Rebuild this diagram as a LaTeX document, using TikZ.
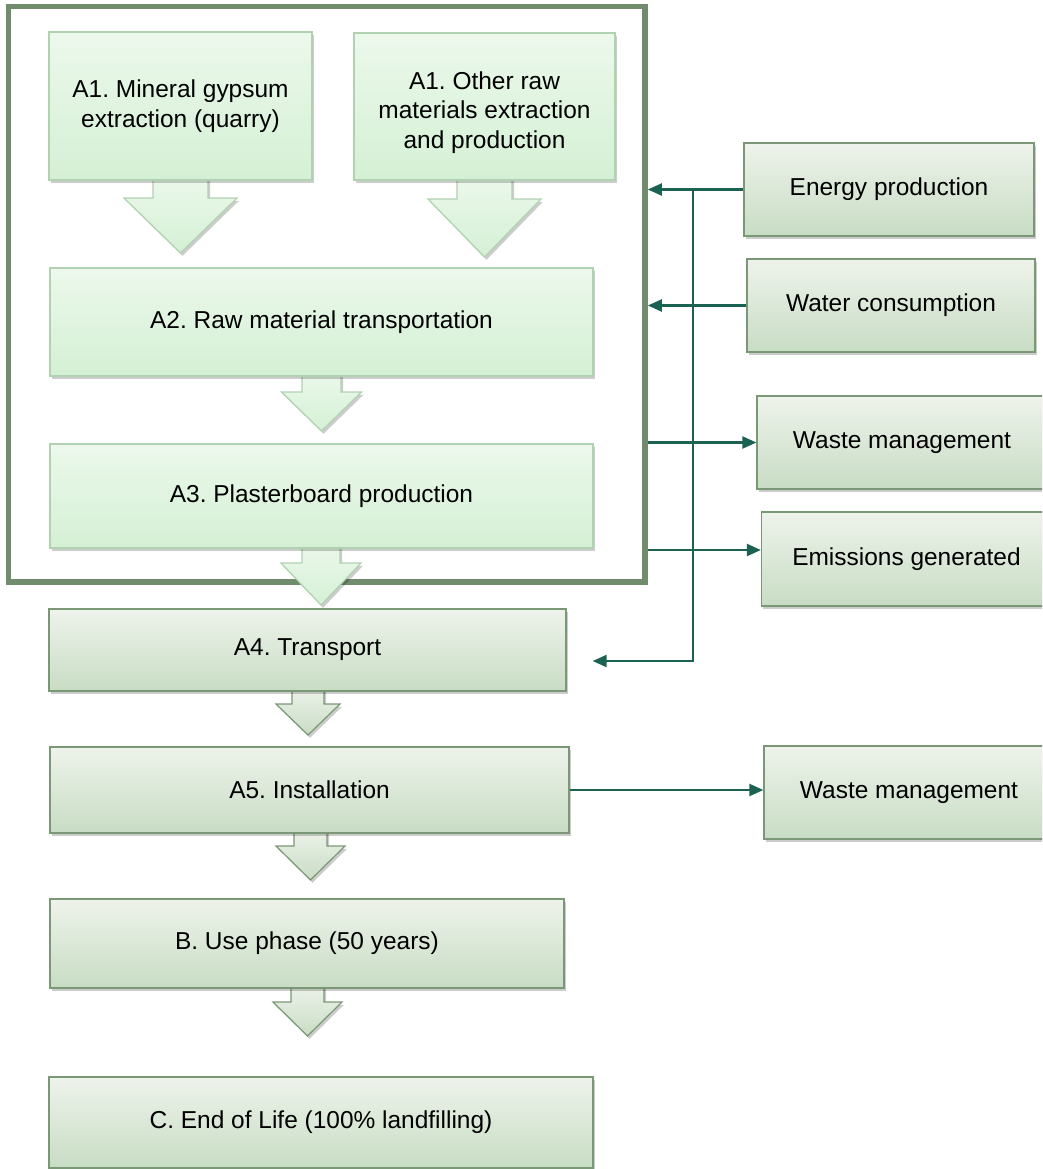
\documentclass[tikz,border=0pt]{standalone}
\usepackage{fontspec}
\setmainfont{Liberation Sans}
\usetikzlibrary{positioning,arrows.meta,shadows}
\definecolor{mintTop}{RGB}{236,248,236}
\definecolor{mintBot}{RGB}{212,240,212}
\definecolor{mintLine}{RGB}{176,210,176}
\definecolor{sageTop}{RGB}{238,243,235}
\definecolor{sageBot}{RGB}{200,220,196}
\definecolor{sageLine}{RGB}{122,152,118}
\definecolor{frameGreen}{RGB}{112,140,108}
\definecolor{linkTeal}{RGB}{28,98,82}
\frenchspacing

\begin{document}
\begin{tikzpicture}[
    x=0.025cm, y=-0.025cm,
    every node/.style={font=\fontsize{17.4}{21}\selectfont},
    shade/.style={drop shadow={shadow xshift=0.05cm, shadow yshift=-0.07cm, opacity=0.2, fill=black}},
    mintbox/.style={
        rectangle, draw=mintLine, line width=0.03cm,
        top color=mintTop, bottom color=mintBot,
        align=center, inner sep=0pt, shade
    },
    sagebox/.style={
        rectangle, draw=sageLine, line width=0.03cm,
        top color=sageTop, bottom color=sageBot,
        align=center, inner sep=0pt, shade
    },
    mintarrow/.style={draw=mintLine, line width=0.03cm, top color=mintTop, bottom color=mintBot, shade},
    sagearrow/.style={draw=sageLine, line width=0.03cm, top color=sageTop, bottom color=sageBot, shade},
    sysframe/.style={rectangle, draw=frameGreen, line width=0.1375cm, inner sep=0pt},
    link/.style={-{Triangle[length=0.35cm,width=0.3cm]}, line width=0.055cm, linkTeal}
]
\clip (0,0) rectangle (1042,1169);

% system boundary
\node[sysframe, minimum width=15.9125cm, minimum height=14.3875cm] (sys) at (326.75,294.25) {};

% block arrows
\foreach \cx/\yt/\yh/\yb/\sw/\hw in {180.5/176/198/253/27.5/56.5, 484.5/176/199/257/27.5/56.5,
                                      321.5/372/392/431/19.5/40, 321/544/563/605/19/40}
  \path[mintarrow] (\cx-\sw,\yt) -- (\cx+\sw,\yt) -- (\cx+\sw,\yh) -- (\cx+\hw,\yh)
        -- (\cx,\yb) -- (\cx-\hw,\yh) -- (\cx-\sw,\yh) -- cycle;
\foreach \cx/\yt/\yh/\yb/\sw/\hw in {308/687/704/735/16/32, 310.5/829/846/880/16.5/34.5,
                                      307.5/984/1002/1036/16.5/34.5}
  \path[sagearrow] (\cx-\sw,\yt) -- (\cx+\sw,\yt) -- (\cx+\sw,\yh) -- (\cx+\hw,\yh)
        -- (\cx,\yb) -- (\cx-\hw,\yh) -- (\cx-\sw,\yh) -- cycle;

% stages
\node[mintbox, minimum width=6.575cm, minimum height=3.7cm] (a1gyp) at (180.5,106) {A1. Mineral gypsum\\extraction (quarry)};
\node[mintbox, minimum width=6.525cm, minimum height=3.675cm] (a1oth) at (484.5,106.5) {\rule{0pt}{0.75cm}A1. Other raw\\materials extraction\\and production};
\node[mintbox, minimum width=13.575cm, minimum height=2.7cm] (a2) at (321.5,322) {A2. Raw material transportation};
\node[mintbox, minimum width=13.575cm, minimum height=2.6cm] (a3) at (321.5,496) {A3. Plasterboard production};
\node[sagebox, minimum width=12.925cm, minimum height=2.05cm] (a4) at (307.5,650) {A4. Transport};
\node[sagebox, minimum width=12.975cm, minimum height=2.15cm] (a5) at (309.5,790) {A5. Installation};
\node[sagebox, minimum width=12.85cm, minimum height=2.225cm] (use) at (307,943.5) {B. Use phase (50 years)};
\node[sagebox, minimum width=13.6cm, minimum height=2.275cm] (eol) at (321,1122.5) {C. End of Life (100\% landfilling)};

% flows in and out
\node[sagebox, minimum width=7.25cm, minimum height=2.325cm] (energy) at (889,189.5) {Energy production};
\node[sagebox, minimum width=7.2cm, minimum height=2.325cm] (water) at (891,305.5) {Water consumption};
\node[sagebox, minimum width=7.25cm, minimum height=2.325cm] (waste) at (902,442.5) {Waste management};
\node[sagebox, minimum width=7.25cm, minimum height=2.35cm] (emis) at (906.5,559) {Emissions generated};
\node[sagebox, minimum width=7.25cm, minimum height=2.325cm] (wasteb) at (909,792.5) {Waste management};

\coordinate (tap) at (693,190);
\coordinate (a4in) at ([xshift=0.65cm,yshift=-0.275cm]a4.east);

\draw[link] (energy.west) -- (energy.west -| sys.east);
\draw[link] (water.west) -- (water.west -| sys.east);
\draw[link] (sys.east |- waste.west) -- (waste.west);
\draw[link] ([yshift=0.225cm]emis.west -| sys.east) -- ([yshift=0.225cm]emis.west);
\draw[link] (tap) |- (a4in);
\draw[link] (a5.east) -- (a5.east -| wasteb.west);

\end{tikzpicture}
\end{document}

Instruction:
Repeat only what lies between the start of the data and the end of the line containing "(0,0) rectangle (1042,1169);", exactly, with pictures left out.

The reply:
Rebuild this diagram as a LaTeX document, using TikZ.
\documentclass[tikz,border=0pt]{standalone}
\usepackage{fontspec}
\setmainfont{Liberation Sans}
\usetikzlibrary{positioning,arrows.meta,shadows}
\definecolor{mintTop}{RGB}{236,248,236}
\definecolor{mintBot}{RGB}{212,240,212}
\definecolor{mintLine}{RGB}{176,210,176}
\definecolor{sageTop}{RGB}{238,243,235}
\definecolor{sageBot}{RGB}{200,220,196}
\definecolor{sageLine}{RGB}{122,152,118}
\definecolor{frameGreen}{RGB}{112,140,108}
\definecolor{linkTeal}{RGB}{28,98,82}
\frenchspacing

\begin{document}
\begin{tikzpicture}[
    x=0.025cm, y=-0.025cm,
    every node/.style={font=\fontsize{17.4}{21}\selectfont},
    shade/.style={drop shadow={shadow xshift=0.05cm, shadow yshift=-0.07cm, opacity=0.2, fill=black}},
    mintbox/.style={
        rectangle, draw=mintLine, line width=0.03cm,
        top color=mintTop, bottom color=mintBot,
        align=center, inner sep=0pt, shade
    },
    sagebox/.style={
        rectangle, draw=sageLine, line width=0.03cm,
        top color=sageTop, bottom color=sageBot,
        align=center, inner sep=0pt, shade
    },
    mintarrow/.style={draw=mintLine, line width=0.03cm, top color=mintTop, bottom color=mintBot, shade},
    sagearrow/.style={draw=sageLine, line width=0.03cm, top color=sageTop, bottom color=sageBot, shade},
    sysframe/.style={rectangle, draw=frameGreen, line width=0.1375cm, inner sep=0pt},
    link/.style={-{Triangle[length=0.35cm,width=0.3cm]}, line width=0.055cm, linkTeal}
]
\clip (0,0) rectangle (1042,1169);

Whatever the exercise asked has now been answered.